**EXERCISE DIRECTIONS**: Transcribe all of the material exactly. Any picture in it should be left out.
____
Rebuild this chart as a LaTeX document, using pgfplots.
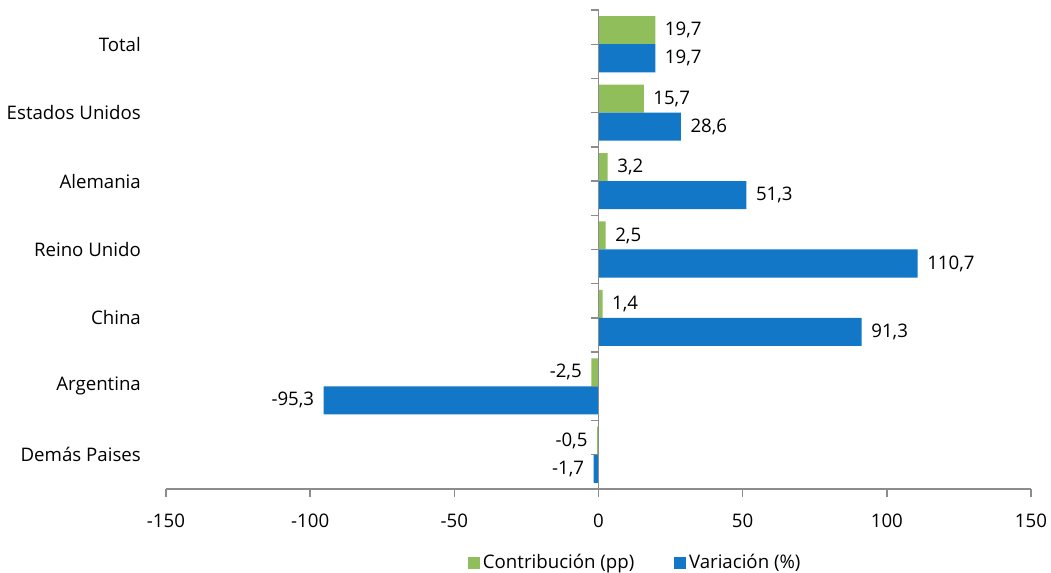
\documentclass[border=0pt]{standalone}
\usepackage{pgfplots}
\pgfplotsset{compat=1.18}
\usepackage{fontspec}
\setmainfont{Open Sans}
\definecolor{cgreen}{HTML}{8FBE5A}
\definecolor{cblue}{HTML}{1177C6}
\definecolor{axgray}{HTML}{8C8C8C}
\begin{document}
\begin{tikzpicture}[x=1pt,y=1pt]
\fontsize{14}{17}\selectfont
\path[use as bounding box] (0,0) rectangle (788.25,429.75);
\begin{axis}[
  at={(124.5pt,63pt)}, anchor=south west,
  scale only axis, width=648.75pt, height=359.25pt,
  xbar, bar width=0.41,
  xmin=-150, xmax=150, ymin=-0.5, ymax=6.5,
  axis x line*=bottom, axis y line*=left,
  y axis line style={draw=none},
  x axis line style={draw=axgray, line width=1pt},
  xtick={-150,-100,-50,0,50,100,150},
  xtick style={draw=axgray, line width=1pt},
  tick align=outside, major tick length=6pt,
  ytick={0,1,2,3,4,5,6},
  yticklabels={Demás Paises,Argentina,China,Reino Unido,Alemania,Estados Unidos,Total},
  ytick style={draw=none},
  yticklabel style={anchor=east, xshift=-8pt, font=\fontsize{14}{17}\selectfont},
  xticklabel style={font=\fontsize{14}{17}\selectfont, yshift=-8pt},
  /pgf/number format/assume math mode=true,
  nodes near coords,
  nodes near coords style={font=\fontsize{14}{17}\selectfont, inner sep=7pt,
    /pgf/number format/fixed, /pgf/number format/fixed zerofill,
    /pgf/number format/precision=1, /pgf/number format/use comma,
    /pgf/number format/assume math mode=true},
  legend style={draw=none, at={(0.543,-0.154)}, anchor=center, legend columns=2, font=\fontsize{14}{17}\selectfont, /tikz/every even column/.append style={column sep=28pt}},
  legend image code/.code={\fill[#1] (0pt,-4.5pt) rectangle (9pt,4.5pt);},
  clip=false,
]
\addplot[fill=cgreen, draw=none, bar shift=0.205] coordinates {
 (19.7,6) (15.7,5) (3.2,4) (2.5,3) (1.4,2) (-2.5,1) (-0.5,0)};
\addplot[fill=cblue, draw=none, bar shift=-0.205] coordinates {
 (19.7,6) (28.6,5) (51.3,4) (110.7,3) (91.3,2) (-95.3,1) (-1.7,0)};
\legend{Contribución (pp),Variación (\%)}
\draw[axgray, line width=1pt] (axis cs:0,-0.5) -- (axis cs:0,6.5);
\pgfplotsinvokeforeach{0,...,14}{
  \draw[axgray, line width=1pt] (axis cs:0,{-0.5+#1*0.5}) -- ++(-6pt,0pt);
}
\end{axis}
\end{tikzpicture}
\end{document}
____
**EXERCISE SOLUTION**:
Rebuild this chart as a LaTeX document, using pgfplots.
\documentclass[border=0pt]{standalone}
\usepackage{pgfplots}
\pgfplotsset{compat=1.18}
\usepackage{fontspec}
\setmainfont{Open Sans}
\definecolor{cgreen}{HTML}{8FBE5A}
\definecolor{cblue}{HTML}{1177C6}
\definecolor{axgray}{HTML}{8C8C8C}
\begin{document}
\begin{tikzpicture}[x=1pt,y=1pt]
\fontsize{14}{17}\selectfont
\path[use as bounding box] (0,0) rectangle (788.25,429.75);
\begin{axis}[
  at={(124.5pt,63pt)}, anchor=south west,
  scale only axis, width=648.75pt, height=359.25pt,
  xbar, bar width=0.41,
  xmin=-150, xmax=150, ymin=-0.5, ymax=6.5,
  axis x line*=bottom, axis y line*=left,
  y axis line style={draw=none},
  x axis line style={draw=axgray, line width=1pt},
  xtick={-150,-100,-50,0,50,100,150},
  xtick style={draw=axgray, line width=1pt},
  tick align=outside, major tick length=6pt,
  ytick={0,1,2,3,4,5,6},
  yticklabels={Demás Paises,Argentina,China,Reino Unido,Alemania,Estados Unidos,Total},
  ytick style={draw=none},
  yticklabel style={anchor=east, xshift=-8pt, font=\fontsize{14}{17}\selectfont},
  xticklabel style={font=\fontsize{14}{17}\selectfont, yshift=-8pt},
  /pgf/number format/assume math mode=true,
  nodes near coords,
  nodes near coords style={font=\fontsize{14}{17}\selectfont, inner sep=7pt,
    /pgf/number format/fixed, /pgf/number format/fixed zerofill,
    /pgf/number format/precision=1, /pgf/number format/use comma,
    /pgf/number format/assume math mode=true},
  legend style={draw=none, at={(0.543,-0.154)}, anchor=center, legend columns=2, font=\fontsize{14}{17}\selectfont, /tikz/every even column/.append style={column sep=28pt}},
  legend image code/.code={\fill[#1] (0pt,-4.5pt) rectangle (9pt,4.5pt);},
  clip=false,
]
\addplot[fill=cgreen, draw=none, bar shift=0.205] coordinates {
 (19.7,6) (15.7,5) (3.2,4) (2.5,3) (1.4,2) (-2.5,1) (-0.5,0)};
\addplot[fill=cblue, draw=none, bar shift=-0.205] coordinates {
 (19.7,6) (28.6,5) (51.3,4) (110.7,3) (91.3,2) (-95.3,1) (-1.7,0)};
\legend{Contribución (pp),Variación (\%)}
\draw[axgray, line width=1pt] (axis cs:0,-0.5) -- (axis cs:0,6.5);
\pgfplotsinvokeforeach{0,...,14}{
  \draw[axgray, line width=1pt] (axis cs:0,{-0.5+#1*0.5}) -- ++(-6pt,0pt);
}
\end{axis}
\end{tikzpicture}
\end{document}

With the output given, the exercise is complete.